Work to complete:
The listing below begins with the first line you should copy; stop after the line containing "import * as", and drop every picture.
---------- Stored data
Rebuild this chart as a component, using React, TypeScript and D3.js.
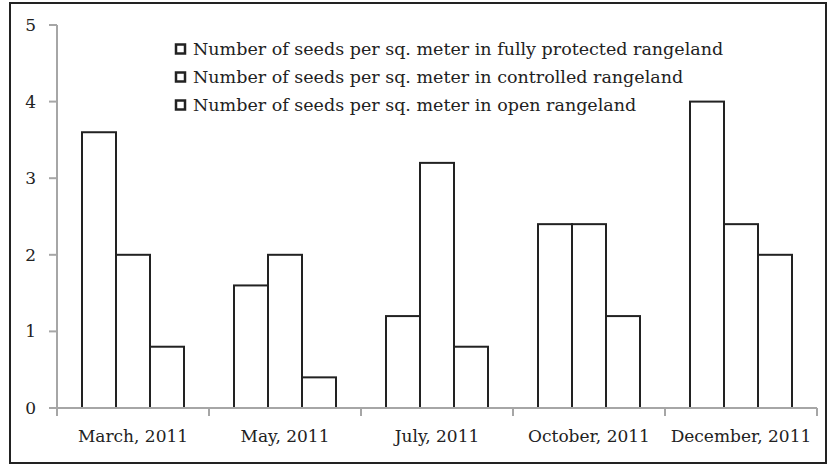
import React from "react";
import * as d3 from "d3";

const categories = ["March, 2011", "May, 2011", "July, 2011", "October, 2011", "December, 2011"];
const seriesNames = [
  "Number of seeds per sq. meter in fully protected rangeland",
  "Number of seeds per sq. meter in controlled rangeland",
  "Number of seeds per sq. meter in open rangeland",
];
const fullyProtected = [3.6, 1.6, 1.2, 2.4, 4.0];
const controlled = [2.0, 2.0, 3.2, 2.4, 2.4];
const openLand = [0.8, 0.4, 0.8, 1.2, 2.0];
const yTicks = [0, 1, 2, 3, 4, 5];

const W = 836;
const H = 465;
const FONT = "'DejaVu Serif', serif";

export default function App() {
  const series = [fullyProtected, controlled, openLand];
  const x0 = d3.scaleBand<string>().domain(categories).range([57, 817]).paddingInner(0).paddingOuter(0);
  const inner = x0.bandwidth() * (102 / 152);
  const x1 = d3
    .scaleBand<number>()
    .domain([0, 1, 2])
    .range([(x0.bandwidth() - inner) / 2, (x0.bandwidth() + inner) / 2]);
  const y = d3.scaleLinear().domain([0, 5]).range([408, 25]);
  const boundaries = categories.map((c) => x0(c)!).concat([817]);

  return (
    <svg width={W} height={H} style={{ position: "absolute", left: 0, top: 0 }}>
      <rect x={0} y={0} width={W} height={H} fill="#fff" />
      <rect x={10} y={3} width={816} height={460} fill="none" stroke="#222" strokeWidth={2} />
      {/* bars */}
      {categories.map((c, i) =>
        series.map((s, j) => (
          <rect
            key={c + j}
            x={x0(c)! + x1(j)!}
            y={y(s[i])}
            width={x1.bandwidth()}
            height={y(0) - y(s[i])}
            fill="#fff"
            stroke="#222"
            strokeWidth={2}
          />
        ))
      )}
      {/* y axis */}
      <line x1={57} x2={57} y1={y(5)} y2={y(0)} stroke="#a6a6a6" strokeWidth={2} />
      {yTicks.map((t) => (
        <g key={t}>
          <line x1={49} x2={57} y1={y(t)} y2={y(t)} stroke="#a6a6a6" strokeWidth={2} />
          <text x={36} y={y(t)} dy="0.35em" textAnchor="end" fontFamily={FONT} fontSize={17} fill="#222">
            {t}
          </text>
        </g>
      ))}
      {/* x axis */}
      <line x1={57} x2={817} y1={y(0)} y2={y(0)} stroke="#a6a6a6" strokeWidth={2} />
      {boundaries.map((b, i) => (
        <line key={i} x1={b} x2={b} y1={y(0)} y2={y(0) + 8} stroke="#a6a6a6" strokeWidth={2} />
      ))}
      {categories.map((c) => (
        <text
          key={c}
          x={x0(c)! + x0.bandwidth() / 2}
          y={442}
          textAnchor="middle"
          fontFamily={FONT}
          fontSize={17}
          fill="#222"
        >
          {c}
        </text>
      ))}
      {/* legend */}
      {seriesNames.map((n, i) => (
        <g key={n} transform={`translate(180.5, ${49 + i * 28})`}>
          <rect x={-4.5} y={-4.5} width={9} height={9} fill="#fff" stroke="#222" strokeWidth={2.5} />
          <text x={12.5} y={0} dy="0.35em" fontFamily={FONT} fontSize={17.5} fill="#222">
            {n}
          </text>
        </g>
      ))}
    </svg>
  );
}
--------------------
Reply:
Rebuild this chart as a component, using React, TypeScript and D3.js.
import React from "react";
import * as d3 from "d3";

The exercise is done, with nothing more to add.